Detecting and understanding outliers is a crucial part of EDA because they can:

Distort statistical measures (like mean and standard deviation).
Impact the performance of machine learning models.
Indicate potential issues with data collection or processes.

Techniques for identifying outliers often involve statistical methods and visualizations. Box plots, scatter plots, and histograms can visually highlight data points that fall outside the typical range.

Deciding how to handle outliers (e.g., removing, transforming, or keeping them) depends on their cause and the goals of the analysis. Understanding the context of the data is essential for making informed decisions about outliers.

EDA Before Modeling

Exploratory Data Analysis (EDA) is a crucial phase that happens before you dive into building machine learning models. Think of it as getting to know your data inside and out. By performing EDA, you gain a deep understanding of the dataset's characteristics, including its structure, distributions, potential outliers, and relationships between variables.

Why is this so important before modeling? Building a model without first understanding your data is like trying to build a house without knowing the foundation or materials you have. EDA helps you identify potential issues such as missing values, incorrect data types, or inconsistencies that could negatively impact model performance.

Furthermore, EDA guides the feature engineering process. Understanding variable distributions and relationships can reveal the need for transformations, creation of new features, or selection of relevant features. This step is vital for preparing your data in a way that your chosen model can effectively learn from.

Ultimately, EDA informs your choice of modeling techniques. Based on the patterns and insights uncovered during exploration, you can make informed decisions about which algorithms are most suitable for your specific problem and dataset. It helps set realistic expectations for model performance and can save significant time and effort by avoiding unsuitable approaches early on.

Communicating Findings

Communicating the insights gained from Exploratory Data Analysis (EDA) is a crucial final step. It ensures that your analysis has impact and that stakeholders can understand and act on your discoveries. The goal is to clearly summarize your analysis and highlight the key findings.
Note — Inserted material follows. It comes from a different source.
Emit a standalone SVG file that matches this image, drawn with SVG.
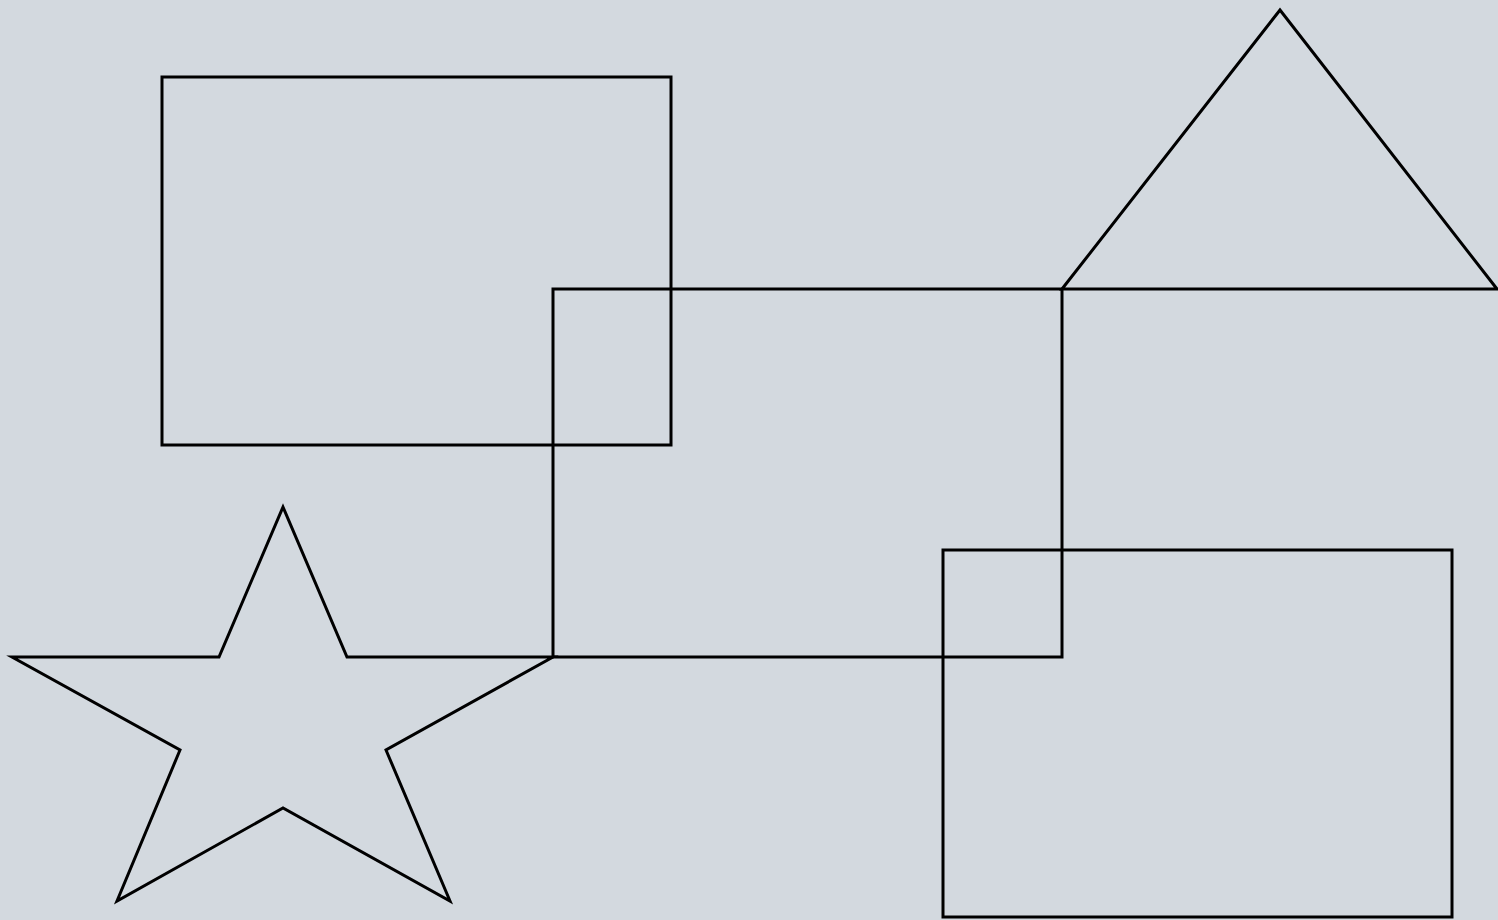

When communicating your findings, consider your audience. Tailor your message to their background and what is most meaningful to them. Avoid technical jargon when presenting to non-technical stakeholders.

Key Aspects to Include

Clearly state the goals: Remind your audience of the initial objectives of the analysis.
Provide context: Help others understand your approach and the data you worked with.
Use visualizations: Charts and graphs make complex information easier to understand and help support your findings.
Highlight key insights: Point out the most significant patterns, trends, and any anomalies you discovered.
Discuss limitations: Be transparent about any challenges or limitations encountered during the analysis.
Suggest next steps: Recommend areas for further investigation or potential actions based on your insights.

Effective communication ensures that your EDA efforts lead to informed decisions and successful outcomes.